The U.N.’s Climate Change Communicator
Cynthia Scharf BA ’84
On December 12, 2015, the final day of the historic Paris Climate Conference, French Foreign Minister Laurent Fabius took the stage.
In the front row, Cynthia Scharf and her U.N. climate colleagues watched in anticipation as he banged his gavel and formally adopted the Paris Agreement, a landmark accord to combat climate change negotiated by 195 countries.
“There was a nanosecond of silence in the room, then absolute pandemonium broke out. Everyone stood up—cheering and laughing and hugging one another,” says Scharf, head of strategic communications and chief speechwriter on climate change for U.N. Secretary-General Ban Ki-moon. She’d spent the last week in Paris in late-night meetings, working with the Secretary-General and U.N. climate colleagues reviewing language and revising strategies to ensure passage of the historic document.
The agreement commits all countries, regardless of economic status, to voluntarily take action to cut greenhouse gas emissions beginning in 2020. “The U.N. Secretary-General’s leadership was invaluable,” says Scharf. “He changed the global conversation, bringing climate change out of the environmental sphere and into the political and economic realms. At 72, he’s the hardest-working person I’ve ever met. He never stops.”
No stranger to hard work herself, Scharf has been fearless in pursuing professional opportunities. She double majored in French and international affairs at Lewis & Clark, then headed to Washington, D.C., with no specific plan in place. She landed a job with a nuclear arms control think tank before marrying and moving to Moscow. She and her husband, who are both fluent in Russian, worked as journalists there from 1990 to 1993 during the final days of the U.S.S.R. and the chaotic first years of the Russian state. Complications during her pregnancy sent them back to the States.
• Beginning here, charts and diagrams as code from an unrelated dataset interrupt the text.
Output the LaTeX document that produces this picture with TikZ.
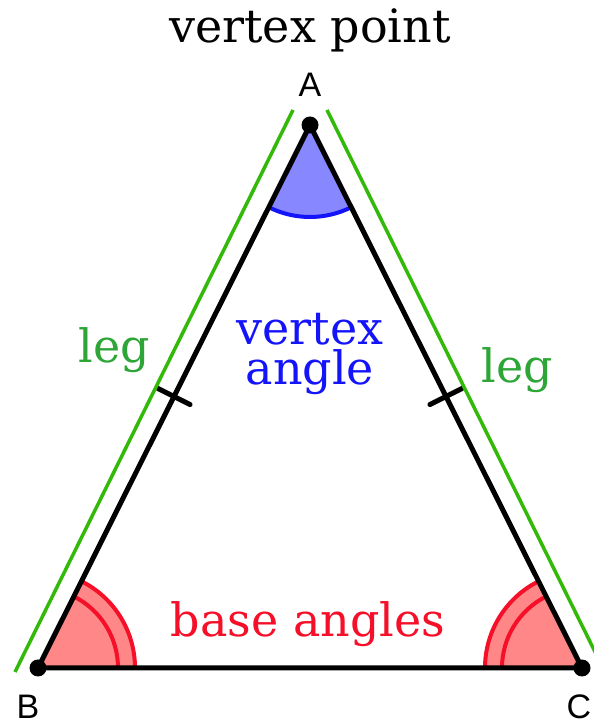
\documentclass[tikz,border=0pt]{standalone}
\usepackage{fontspec}
\setmainfont{DejaVu Serif}
\newfontfamily\ptfont{Liberation Sans}
\usetikzlibrary{calc}
\definecolor{leggreen}{RGB}{50,185,10}
\definecolor{legtext}{RGB}{45,165,55}
\definecolor{vblue}{RGB}{20,20,250}
\definecolor{vfillc}{RGB}{135,135,255}
\definecolor{bred}{RGB}{245,15,40}
\definecolor{bfillc}{RGB}{255,135,135}
\begin{document}
\begin{tikzpicture}[x=1pt,y=1pt,
  side/.style={line width=5pt,line cap=round},
  legline/.style={line width=3.5pt,draw=leggreen},
  arcline/.style={line width=4pt},
  word/.style={font=\fontsize{46}{40}\selectfont,anchor=base,inner sep=0pt},
  ptlabel/.style={font=\ptfont\fontsize{34}{36}\selectfont,anchor=base,inner sep=0pt},
  dot/.style={circle,fill=black,inner sep=0pt,minimum size=17pt}]
  \useasboundingbox (0,0) rectangle (594,726);
  \coordinate (A) at (310,601); % 頂点
  \coordinate (B) at (38,58);   % 左下
  \coordinate (C) at (582,58);  % 右下
  \fill[vfillc] (A) -- ++(243.4:92) arc[start angle=243.4,end angle=296.6,radius=92] -- cycle; % 頂角
  \draw[arcline,vblue] ($(A)+(243.4:92)$) arc[start angle=243.4,end angle=296.6,radius=92];
  \fill[bfillc] (B) -- ++(0:97) arc[start angle=0,end angle=63.4,radius=97] -- cycle; % 底角（左）
  \draw[arcline,bred] ($(B)+(0:97)$) arc[start angle=0,end angle=63.4,radius=97];
  \draw[arcline,bred] ($(B)+(0:80)$) arc[start angle=0,end angle=63.4,radius=80];
  \fill[bfillc] (C) -- ++(116.6:97) arc[start angle=116.6,end angle=180,radius=97] -- cycle; % 底角（右）
  \draw[arcline,bred] ($(C)+(116.6:97)$) arc[start angle=116.6,end angle=180,radius=97];
  \draw[arcline,bred] ($(C)+(116.6:80)$) arc[start angle=116.6,end angle=180,radius=80];
  \draw[side] (A) -- (B) -- (C) -- cycle; % 三角形
  \coordinate (mAB) at ($(A)!0.5!(B)$);
  \coordinate (mAC) at ($(A)!0.5!(C)$);
  \draw[side] ($(mAB)!18pt!90:(A)$) -- ($(mAB)!18pt!-90:(A)$); % 等辺の印
  \draw[side] ($(mAC)!18pt!90:(A)$) -- ($(mAC)!18pt!-90:(A)$);
  \node[dot] (dA) at (A) {};
  \node[dot] (dB) at (B) {};
  \node[dot] (dC) at (C) {};
  \coordinate (gl1) at (15,54);  % 左の脚
  \coordinate (gl2) at (293,616);
  \coordinate (gr1) at (327,616); % 右の脚
  \coordinate (gr2) at (605,54);
  \draw[legline] (gl1) -- (gl2);
  \draw[legline] (gr1) -- (gr2);
  \node[word] (title) at (310,683) {vertex point};
  \node[ptlabel] (lA) at (310,629) {A};
  \node[ptlabel] (lB) at (28,8) {B};
  \node[ptlabel] (lC) at (579,8) {C};
  \node[word,legtext] (legL) at (114,363) {leg};
  \node[word,legtext] (legR) at (517,343) {leg};
  \node[word,vblue,align=center] (vtx) at (310,341) {vertex\\angle};
  \node[word,bred] (base) at (308,89) {base angles};
\end{tikzpicture}
\end{document}
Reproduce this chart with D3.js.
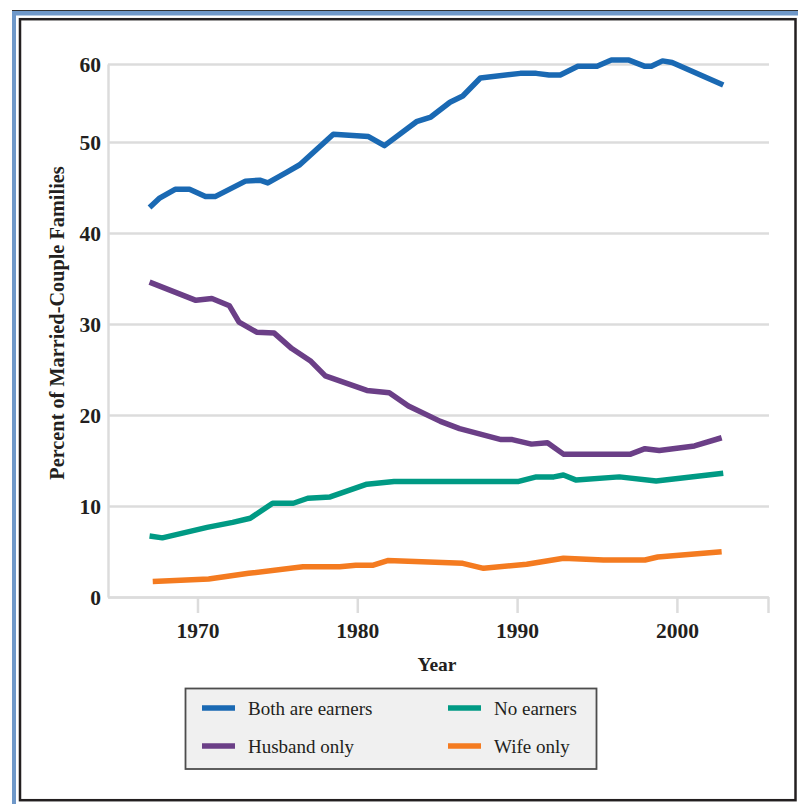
<!DOCTYPE html>
<html>
<head>
<meta charset="utf-8">
<script src="https://cdn.jsdelivr.net/npm/d3@7"></script>
<style>
  html, body { margin: 0; padding: 0; background: #fff; }
  svg { display: block; }
</style>
</head>
<body>
<svg id="chart" width="798" height="804"></svg>
<script>
// ---- data ----
const seriesNames = ["Both are earners", "Husband only", "No earners", "Wife only"];
const seriesColors = ["#1a69b3", "#6b3f87", "#009a84", "#f47b20"];

const bothYears = [1967, 1967.6, 1968.6, 1969.5, 1970.5, 1971.1, 1973.0, 1973.9, 1974.4, 1975.6, 1976.4, 1978.5, 1980.7, 1981.7, 1983.7, 1984.6, 1985.8, 1986.6, 1987.7, 1990.2, 1991.2, 1992.0, 1992.7, 1993.8, 1995.0, 1995.9, 1997.0, 1998.0, 1998.4, 1999.1, 1999.7, 2002.9];
const bothPct   = [42.8, 43.8, 44.8, 44.8, 44.0, 44.0, 45.7, 45.8, 45.5, 46.7, 47.5, 51.0, 50.7, 49.6, 52.6, 53.2, 55.1, 55.9, 58.2, 58.8, 58.8, 58.6, 58.6, 59.7, 59.7, 60.5, 60.5, 59.7, 59.7, 60.4, 60.2, 57.3];

const husbandYears = [1967.0, 1969.9, 1970.9, 1972.0, 1972.6, 1973.7, 1974.8, 1975.9, 1977.1, 1978.0, 1980.6, 1982.0, 1983.2, 1985.2, 1986.4, 1989.0, 1989.7, 1990.9, 1991.9, 1992.9, 1997.1, 1998.0, 1998.9, 2001.1, 2002.8];
const husbandPct   = [34.6, 32.6, 32.8, 32.0, 30.2, 29.1, 29.0, 27.3, 25.9, 24.3, 22.7, 22.45, 21.0, 19.3, 18.5, 17.3, 17.3, 16.8, 16.95, 15.7, 15.7, 16.3, 16.1, 16.6, 17.5];

const noneYears = [1967.0, 1967.8, 1970.6, 1972.2, 1973.3, 1974.7, 1976.0, 1976.9, 1978.3, 1980.6, 1982.3, 1986.4, 1990.1, 1991.2, 1992.3, 1992.9, 1993.7, 1996.4, 1998.7, 2002.9];
const nonePct   = [6.7, 6.5, 7.65, 8.2, 8.65, 10.3, 10.3, 10.85, 11.0, 12.4, 12.7, 12.7, 12.7, 13.2, 13.2, 13.4, 12.85, 13.2, 12.75, 13.6];

const wifeYears = [1967.2, 1970.7, 1973.2, 1976.6, 1978.9, 1979.9, 1981.0, 1981.9, 1986.6, 1987.9, 1990.6, 1992.9, 1995.4, 1998.0, 1998.8, 2002.8];
const wifePct   = [1.7, 1.98, 2.6, 3.33, 3.33, 3.5, 3.5, 4.0, 3.7, 3.15, 3.6, 4.25, 4.07, 4.07, 4.4, 4.98];

const xTickValues = [1970, 1980, 1990, 2000];
const yTickValues = [0, 10, 20, 30, 40, 50, 60];
const xTitle = "Year";
const yTitle = "Percent of Married-Couple Families";

// ---- build ----
const series = [
  { name: seriesNames[0], color: seriesColors[0], pts: bothYears.map((d, i) => [d, bothPct[i]]) },
  { name: seriesNames[1], color: seriesColors[1], pts: husbandYears.map((d, i) => [d, husbandPct[i]]) },
  { name: seriesNames[2], color: seriesColors[2], pts: noneYears.map((d, i) => [d, nonePct[i]]) },
  { name: seriesNames[3], color: seriesColors[3], pts: wifeYears.map((d, i) => [d, wifePct[i]]) }
];

const svg = d3.select("#chart");
const serif = "'Liberation Serif', 'DejaVu Serif', serif";
const ink = "#231f20";

// frames
svg.append("rect").attr("x", 12).attr("y", 10).attr("width", 786).attr("height", 5.5).attr("fill", "#6f98c9");
svg.append("rect").attr("x", 12).attr("y", 10).attr("width", 4).attr("height", 794).attr("fill", "#6f98c9");
svg.append("line").attr("x1", 12).attr("x2", 798).attr("y1", 10.5).attr("y2", 10.5).attr("stroke", "#333").attr("stroke-width", 1);
svg.append("rect").attr("x", 20).attr("y", 19.2).attr("width", 775.5).attr("height", 781)
  .attr("fill", "none").attr("stroke", ink).attr("stroke-width", 2.5);

const x = d3.scaleLinear().domain([1964.4, 2005.7]).range([108, 768]);
const y = d3.scaleLinear().domain([0, 50, 60]).range([597, 142, 64]);

const grid = "#dcdcdc";

// y axis + gridlines
const yAxis = svg.append("g").attr("transform", "translate(108,0)")
  .call(d3.axisLeft(y).tickValues(yTickValues).tickSizeInner(-661).tickSizeOuter(0).tickPadding(7));
yAxis.select(".domain").attr("stroke", grid).attr("stroke-width", 2.5);
yAxis.selectAll(".tick line").attr("stroke", grid).attr("stroke-width", 2.5);
yAxis.selectAll(".tick text").attr("fill", ink).attr("font-family", serif)
  .attr("font-weight", "bold").attr("font-size", 21.5).attr("dy", "0.34em");

// x axis
const xAxis = svg.append("g").attr("transform", "translate(0,597)")
  .call(d3.axisBottom(x).tickValues(xTickValues.concat([x.domain()[1]]))
    .tickFormat(d => xTickValues.includes(d) ? d : "")
    .tickSizeInner(16).tickSizeOuter(0));
xAxis.select(".domain").attr("stroke", grid).attr("stroke-width", 2.5);
xAxis.selectAll(".tick line").attr("stroke", grid).attr("stroke-width", 2.5);
xAxis.selectAll(".tick text").attr("fill", ink).attr("font-family", serif)
  .attr("font-weight", "bold").attr("font-size", 21.5).attr("y", 41).attr("dy", 0);

// titles
svg.append("text").attr("x", 437).attr("y", 671).attr("text-anchor", "middle")
  .attr("font-family", serif).attr("font-weight", "bold").attr("font-size", 19.5).attr("fill", ink).text(xTitle);
svg.append("text").attr("transform", "translate(64,323) rotate(-90)").attr("text-anchor", "middle")
  .attr("font-family", serif).attr("font-weight", "bold").attr("font-size", 20.3).attr("fill", ink).text(yTitle);

// lines
const line = d3.line().x(d => x(d[0])).y(d => y(d[1]));
svg.append("g").selectAll("path").data(series).join("path")
  .attr("d", d => line(d.pts))
  .attr("fill", "none").attr("stroke", d => d.color).attr("stroke-width", 5.5)
  .attr("stroke-linejoin", "round").attr("stroke-linecap", "butt");

// legend
const lg = svg.append("g");
lg.append("rect").attr("x", 185.5).attr("y", 688.5).attr("width", 411).attr("height", 80.5)
  .attr("fill", "#f0f0f0").attr("stroke", "#4d4d4d").attr("stroke-width", 1.8);
const legPos = [[202, 708], [202, 746], [448, 708], [448, 746]];
series.forEach((s, i) => {
  const [lx, ly] = legPos[i];
  lg.append("line").attr("x1", lx).attr("x2", lx + 33).attr("y1", ly).attr("y2", ly)
    .attr("stroke", s.color).attr("stroke-width", 5.5);
  lg.append("text").attr("x", lx + 46).attr("y", ly + 7).attr("font-family", serif)
    .attr("font-size", 19).attr("fill", ink).text(s.name);
});
</script>
</body>
</html>
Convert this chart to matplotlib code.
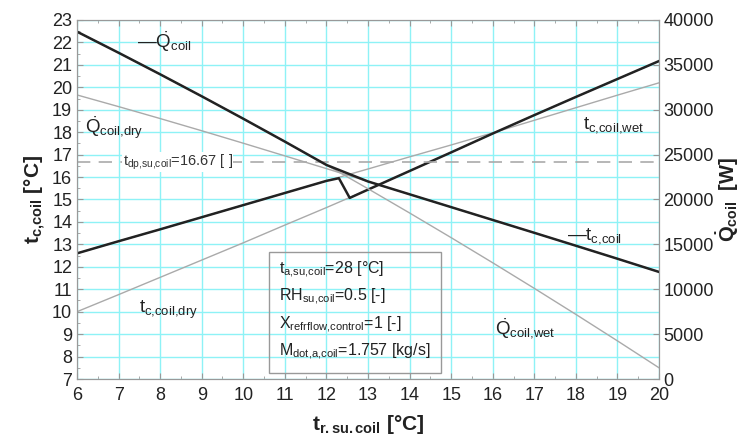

Scharf took the opportunity to further her education. With a 9-month-old baby in tow, she went back to school and earned a master’s degree from Georgetown University’s School of Foreign Service. Unsolicited, she reached out to the head of a social investment firm whose work and reputation she admired and was invited to join the company. “Throughout my career, I’ve gravitated toward ideas and creative risk taking,” says Scharf. Later, she went on to work for international humanitarian organizations that took her back to Russia as well as the Balkans and Africa.
While she and her family were settled in London for a spell, she applied online “completely cold” for a job at the U.N. in New York and was hired. She began writing about crises around the globe, quickly capturing the attention of her supervisors. In 2006, she was named chief speechwriter with the U.N. Office for the Coordination of Humanitarian Affairs, which led to her job with the U.N. Secretary-General. “I’ve always been an autodidact, reading as much as I can about things that interest me and then jumping in with both feet,” she says.
Throughout her career, Scharf has worked alongside senior officials in the public and private sectors, penning some 40 op-ed pieces on politics, economics, and the environment. Her work has appeared in the New York Times, the International Herald Tribune, the Wall Street Journal Europe, the Financial Times, the Los Angeles Times, and the Washington Post as well as the Economist, the Times of India, the Jakarta Post, and Egypt’s Al-Ahram newspaper, among others. For Ban Ki-moon, she’s written dozens of speeches along with media remarks, op-eds, and thought-provoking leadership pieces on climate, energy, and sustainability.
Along with Ban Ki-moon, Scharf will leave her position at the U.N. when a new Secretary-General steps into the post on January 1, 2017. Moving forward, she hopes to apply her expertise in the philanthropic or corporate arenas with a focus on environmental sustainability.
“I’ve always been interested in what’s around the corner, in spotting trends that shape our lives,” says Scharf. “Climate change is the greatest challenge humanity faces, and one that will affect our children and all succeeding generations. This is not just a job. I am passionate about this work.”